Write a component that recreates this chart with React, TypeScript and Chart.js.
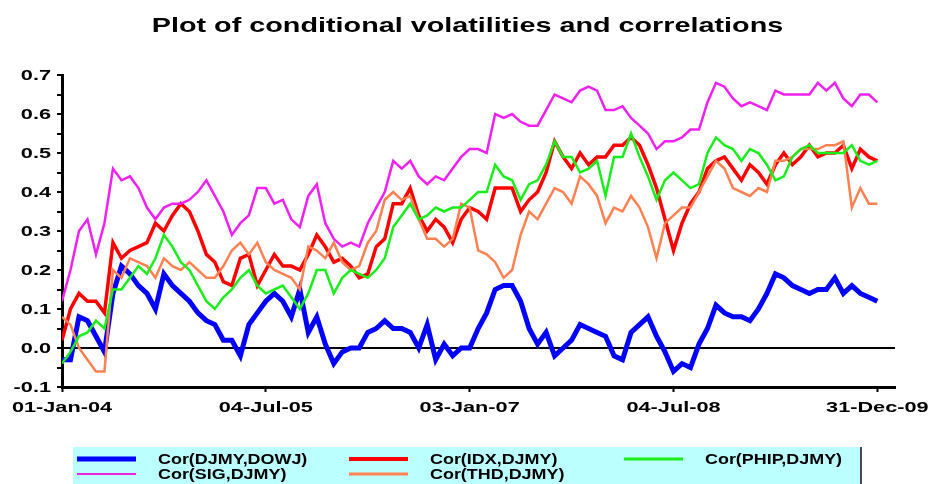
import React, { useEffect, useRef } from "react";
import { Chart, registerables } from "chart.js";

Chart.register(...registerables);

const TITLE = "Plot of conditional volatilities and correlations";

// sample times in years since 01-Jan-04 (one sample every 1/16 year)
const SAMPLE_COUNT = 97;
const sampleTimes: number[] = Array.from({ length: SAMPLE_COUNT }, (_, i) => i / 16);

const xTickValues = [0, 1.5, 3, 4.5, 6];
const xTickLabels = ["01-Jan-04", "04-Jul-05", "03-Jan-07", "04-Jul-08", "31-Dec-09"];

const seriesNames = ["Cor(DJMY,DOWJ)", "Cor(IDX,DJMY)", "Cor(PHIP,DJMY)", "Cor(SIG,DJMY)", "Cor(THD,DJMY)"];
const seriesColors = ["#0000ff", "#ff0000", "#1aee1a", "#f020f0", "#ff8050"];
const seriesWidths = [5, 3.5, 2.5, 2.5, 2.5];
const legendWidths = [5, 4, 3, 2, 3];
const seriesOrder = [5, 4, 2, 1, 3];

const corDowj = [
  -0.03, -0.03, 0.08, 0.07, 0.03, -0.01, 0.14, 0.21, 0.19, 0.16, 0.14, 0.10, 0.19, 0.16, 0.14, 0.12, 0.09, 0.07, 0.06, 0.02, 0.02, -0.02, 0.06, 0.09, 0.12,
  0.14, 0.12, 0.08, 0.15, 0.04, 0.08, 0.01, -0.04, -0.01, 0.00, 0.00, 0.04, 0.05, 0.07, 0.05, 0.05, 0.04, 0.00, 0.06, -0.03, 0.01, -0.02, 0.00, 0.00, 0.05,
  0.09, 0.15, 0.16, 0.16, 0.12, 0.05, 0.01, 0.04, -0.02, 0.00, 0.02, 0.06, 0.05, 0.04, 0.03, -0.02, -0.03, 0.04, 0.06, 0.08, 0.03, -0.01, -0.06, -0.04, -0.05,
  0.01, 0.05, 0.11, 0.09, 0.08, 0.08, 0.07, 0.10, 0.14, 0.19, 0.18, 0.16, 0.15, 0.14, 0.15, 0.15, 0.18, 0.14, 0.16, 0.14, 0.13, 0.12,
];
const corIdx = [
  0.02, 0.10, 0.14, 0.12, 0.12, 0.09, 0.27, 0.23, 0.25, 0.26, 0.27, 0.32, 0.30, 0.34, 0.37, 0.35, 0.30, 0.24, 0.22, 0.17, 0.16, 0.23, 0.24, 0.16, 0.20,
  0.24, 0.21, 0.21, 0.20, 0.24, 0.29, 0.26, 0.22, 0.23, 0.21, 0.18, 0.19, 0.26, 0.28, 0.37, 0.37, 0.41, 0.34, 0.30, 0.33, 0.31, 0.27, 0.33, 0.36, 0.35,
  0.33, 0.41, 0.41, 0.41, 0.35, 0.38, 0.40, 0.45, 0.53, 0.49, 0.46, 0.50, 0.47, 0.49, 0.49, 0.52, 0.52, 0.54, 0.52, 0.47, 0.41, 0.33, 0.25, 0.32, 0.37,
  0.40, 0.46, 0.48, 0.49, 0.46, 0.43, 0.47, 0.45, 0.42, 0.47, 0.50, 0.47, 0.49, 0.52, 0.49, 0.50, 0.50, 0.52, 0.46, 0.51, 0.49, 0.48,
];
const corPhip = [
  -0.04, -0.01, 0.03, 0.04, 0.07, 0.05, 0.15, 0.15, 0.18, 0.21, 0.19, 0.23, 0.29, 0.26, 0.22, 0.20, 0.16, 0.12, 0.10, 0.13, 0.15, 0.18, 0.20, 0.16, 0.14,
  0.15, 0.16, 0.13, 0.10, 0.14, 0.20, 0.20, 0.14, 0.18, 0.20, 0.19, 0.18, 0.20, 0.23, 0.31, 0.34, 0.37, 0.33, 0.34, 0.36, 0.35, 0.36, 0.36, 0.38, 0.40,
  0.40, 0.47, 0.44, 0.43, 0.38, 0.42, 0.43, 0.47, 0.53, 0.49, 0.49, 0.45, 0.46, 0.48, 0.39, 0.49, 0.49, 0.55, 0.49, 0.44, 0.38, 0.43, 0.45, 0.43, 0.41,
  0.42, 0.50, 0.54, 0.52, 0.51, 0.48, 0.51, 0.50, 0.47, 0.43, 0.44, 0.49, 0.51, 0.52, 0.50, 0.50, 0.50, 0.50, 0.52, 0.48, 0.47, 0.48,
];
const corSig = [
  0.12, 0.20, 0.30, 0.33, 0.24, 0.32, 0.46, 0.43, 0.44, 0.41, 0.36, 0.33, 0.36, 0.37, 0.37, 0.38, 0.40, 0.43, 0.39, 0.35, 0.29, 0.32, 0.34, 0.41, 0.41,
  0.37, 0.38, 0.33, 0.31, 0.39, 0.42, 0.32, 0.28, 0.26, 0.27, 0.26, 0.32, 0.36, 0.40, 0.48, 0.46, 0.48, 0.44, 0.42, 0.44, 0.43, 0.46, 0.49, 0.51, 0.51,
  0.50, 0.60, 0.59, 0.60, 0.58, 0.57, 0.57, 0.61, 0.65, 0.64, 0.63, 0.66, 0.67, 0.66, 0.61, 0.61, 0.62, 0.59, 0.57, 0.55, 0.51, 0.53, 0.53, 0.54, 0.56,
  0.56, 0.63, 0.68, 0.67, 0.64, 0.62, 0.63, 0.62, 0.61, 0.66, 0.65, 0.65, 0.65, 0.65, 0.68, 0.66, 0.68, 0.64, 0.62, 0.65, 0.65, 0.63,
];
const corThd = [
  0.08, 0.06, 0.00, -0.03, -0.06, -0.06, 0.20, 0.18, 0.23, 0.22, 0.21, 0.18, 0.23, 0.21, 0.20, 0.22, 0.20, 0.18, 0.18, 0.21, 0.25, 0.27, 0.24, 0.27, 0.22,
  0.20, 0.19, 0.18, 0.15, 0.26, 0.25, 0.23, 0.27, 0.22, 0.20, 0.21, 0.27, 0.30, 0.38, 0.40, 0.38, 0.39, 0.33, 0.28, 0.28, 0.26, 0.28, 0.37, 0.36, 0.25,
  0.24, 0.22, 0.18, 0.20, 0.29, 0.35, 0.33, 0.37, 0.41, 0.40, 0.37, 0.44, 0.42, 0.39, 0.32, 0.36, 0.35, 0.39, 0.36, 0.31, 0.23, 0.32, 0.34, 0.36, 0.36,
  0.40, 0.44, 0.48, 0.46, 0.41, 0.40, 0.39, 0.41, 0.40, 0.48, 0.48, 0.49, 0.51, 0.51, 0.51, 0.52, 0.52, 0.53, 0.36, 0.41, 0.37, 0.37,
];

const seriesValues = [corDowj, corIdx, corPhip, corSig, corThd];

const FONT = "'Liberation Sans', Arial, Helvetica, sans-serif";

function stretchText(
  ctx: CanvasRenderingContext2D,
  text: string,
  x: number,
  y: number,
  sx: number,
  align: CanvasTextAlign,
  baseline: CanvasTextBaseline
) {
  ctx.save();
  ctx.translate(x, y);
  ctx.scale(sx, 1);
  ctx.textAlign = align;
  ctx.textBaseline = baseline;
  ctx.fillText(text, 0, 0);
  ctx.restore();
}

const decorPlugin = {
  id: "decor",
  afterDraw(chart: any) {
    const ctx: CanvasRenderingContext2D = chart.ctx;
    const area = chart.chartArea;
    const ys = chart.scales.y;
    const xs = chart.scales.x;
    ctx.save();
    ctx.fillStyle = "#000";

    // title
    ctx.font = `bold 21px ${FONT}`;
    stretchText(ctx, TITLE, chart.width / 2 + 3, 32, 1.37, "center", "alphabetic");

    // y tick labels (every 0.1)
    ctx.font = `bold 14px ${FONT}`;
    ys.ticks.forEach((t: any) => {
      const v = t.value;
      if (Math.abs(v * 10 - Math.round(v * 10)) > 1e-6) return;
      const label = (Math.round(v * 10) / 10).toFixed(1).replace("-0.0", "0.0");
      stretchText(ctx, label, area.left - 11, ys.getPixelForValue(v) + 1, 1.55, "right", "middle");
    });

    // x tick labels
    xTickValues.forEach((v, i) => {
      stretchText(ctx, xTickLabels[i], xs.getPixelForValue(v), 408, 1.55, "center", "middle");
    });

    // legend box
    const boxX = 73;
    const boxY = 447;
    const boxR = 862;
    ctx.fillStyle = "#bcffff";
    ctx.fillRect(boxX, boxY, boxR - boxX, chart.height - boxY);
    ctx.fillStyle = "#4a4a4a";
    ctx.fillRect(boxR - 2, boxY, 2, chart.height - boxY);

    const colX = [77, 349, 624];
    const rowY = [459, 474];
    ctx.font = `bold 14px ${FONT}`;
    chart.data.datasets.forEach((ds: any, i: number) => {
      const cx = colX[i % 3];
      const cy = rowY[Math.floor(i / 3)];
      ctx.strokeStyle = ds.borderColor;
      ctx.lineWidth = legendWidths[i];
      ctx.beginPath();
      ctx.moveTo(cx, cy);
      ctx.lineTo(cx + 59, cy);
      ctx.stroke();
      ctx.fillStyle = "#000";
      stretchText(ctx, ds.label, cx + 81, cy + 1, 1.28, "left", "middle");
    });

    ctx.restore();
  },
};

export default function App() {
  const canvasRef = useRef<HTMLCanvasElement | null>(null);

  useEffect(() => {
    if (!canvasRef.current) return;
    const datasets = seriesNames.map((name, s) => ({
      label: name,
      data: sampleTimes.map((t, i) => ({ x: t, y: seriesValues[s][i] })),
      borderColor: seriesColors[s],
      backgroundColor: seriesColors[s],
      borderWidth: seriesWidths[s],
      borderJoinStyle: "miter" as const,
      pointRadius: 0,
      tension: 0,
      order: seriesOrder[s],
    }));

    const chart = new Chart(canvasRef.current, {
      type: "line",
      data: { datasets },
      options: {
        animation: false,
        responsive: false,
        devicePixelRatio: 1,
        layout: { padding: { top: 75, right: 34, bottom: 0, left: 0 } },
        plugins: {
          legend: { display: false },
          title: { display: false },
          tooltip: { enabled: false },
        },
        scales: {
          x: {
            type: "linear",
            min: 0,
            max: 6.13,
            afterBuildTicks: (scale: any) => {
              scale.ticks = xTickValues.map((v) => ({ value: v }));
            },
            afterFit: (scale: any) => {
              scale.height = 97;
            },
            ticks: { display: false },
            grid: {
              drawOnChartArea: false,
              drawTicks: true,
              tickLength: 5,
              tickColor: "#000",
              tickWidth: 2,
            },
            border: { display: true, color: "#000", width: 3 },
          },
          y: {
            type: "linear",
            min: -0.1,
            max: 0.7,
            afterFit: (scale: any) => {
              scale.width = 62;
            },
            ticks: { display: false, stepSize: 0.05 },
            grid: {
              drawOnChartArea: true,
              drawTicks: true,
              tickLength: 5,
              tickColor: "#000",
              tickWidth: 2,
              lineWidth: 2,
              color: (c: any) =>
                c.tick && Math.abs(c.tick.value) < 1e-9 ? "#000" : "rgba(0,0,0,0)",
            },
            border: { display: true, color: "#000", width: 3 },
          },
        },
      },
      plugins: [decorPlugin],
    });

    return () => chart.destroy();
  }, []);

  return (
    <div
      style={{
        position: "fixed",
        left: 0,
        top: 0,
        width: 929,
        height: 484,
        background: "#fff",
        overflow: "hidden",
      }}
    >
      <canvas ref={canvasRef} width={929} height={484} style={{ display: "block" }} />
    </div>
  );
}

--- What the exercise asks ---
From the first line above to the line containing "Chart.register(...registerables);", repeat each line exactly. Pictures stay out.

--- Worked solution ---
Write a component that recreates this chart with React, TypeScript and Chart.js.
import React, { useEffect, useRef } from "react";
import { Chart, registerables } from "chart.js";

Chart.register(...registerables);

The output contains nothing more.